NO WRITER ATTRIBUTED

Calling the present agreement over Palestine "the solitary break in the United Nations' state of paralysis," Lionel Gelber, Jewish Agency adviser to the U.N. analyzed last night the contemporary Zionist picture. Specking in Paine Hall to the Harvard Zionist Society, he declared the problem a simple one, adding that "the key lies in London, Wasllington, and Moscow."

The Zionist puller of strings at Lake Success said that a Russian-American deadlock would be disastrous to the demoralized Jews fleeing to Palestine.

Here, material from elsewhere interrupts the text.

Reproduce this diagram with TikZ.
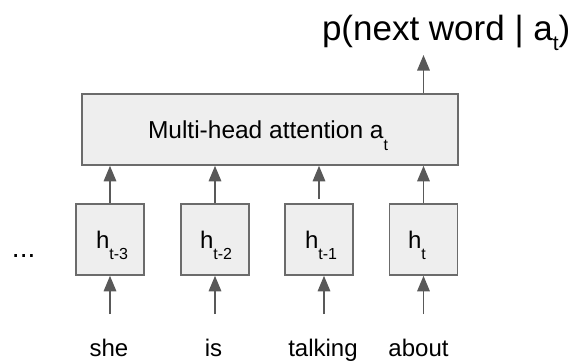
\documentclass[tikz,border=0pt]{standalone}
\usepackage{fontspec}
\setmainfont{Liberation Sans}
\usetikzlibrary{arrows.meta}
\definecolor{boxfill}{HTML}{EEEEEE}
\definecolor{boxline}{HTML}{6B6B6B}
\definecolor{arrowc}{HTML}{595959}
\newcommand{\fs}[1]{\fontsize{#1}{#1}\selectfont}
\newcommand{\lowsub}[3]{\raisebox{-#1pt}{\fs{#2}#3}}
\tikzset{
  cell/.style={draw=boxline, fill=boxfill, line width=1.6pt, inner sep=0pt},
  hcell/.style={cell, minimum width=68pt, minimum height=71pt},
  uparrow/.style={draw=arrowc, line width=1.6pt, -{Triangle[length=15.5pt,width=12.5pt]}},
  txt/.style={inner sep=0pt, outer sep=0pt, text=black},
}
\begin{document}
\begin{tikzpicture}[x=1pt,y=-1pt]
\useasboundingbox (0,0) rectangle (570,362);
% attention box
\node[cell, minimum width=376pt, minimum height=71pt] (att) at (270,129.5) {};
\node[txt, anchor=base west, font=\fs{24.5}] (attlbl) at (148,138) {Multi-head attention a\lowsub{12}{16}{t}};
% output label
\node[txt, anchor=base west, font=\fs{35}] (out) at (322,40) {p(next word | a\lowsub{10}{21}{t})};
\coordinate (outtip) at (423.5,55);
\draw[uparrow] (att.north -| outtip) -- (outtip);
% hidden states
\node[hcell] (h1) at (110,239.5) {};
\node[hcell] (h2) at (215,239.5) {};
\node[hcell] (h3) at (319,239.5) {};
\node[hcell] (h4) at (423.5,239.5) {};
\node[txt, anchor=base west, font=\fs{24}] (l1) at (96,248) {h\lowsub{11}{16}{t-3}};
\node[txt, anchor=base west, font=\fs{24}] (l2) at (200,248) {h\lowsub{11}{16}{t-2}};
\node[txt, anchor=base west, font=\fs{24}] (l3) at (305,248) {h\lowsub{11}{16}{t-1}};
\node[txt, anchor=base west, font=\fs{24}] (l4) at (408,248) {h\lowsub{11}{16}{t}};
% arrows h -> attention
\draw[uparrow] (h1.north) -- (h1.north |- att.south);
\draw[uparrow] (h2.north) -- (h2.north |- att.south);
\coordinate (g3) at (319,199);
\draw[uparrow] (g3) -- (g3 |- att.south);
\draw[uparrow] (h4.north) -- (h4.north |- att.south);
% input arrows
\coordinate (w1) at (110,314);
\coordinate (w2) at (215,314);
\coordinate (w3) at (324,314);
\coordinate (w4) at (423.5,314);
\draw[uparrow] (w1) -- (w1 |- h1.south);
\draw[uparrow] (w2) -- (w2 |- h2.south);
\draw[uparrow] (w3) -- (w3 |- h3.south);
\draw[uparrow] (w4) -- (w4 |- h4.south);
% words
\node[txt, anchor=base, font=\fs{24}] (s1) at (109,356) {she};
\node[txt, anchor=base, font=\fs{24}] (s2) at (213.5,356) {is};
\node[txt, anchor=base, font=\fs{24}] (s3) at (323,356) {talking};
\node[txt, anchor=base, font=\fs{24}] (s4) at (418.5,356) {about};
% dots
\node[txt, anchor=base west, font=\fs{28}] (dots) at (12,257) {...};
\end{tikzpicture}
\end{document}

Gelber Professional Diploma

A swarthy, Canadian Rhodes Scholar, Gelber is a professional diplomat as well as an ex-professor. After teaching international relations at the University of Toronto, he joined the Royal Canadian Air Force in 1943, and worked in what he call "ricochet political warfare," before taking his present job.

Describing the tangle of U.N. committees that the partition proposals had to penetrate, Gelber called the present situation intricate and serious. He proposed a combination of Haganah and major power forces to protect Palestine during the dangerous interim period.

Vested interests

"The Arabs have vested interest in a static society," he declared, adding he had come to the conclusion that the Arab and Jewish societies are incompatible, and that partition is necessary.

Gelber told his small audeince that "If the Jews want to do anything in Palestine, they must be masters in their own home," and proposed that the modern, Jewish part of Jerusalem go to the Zionists in the partition."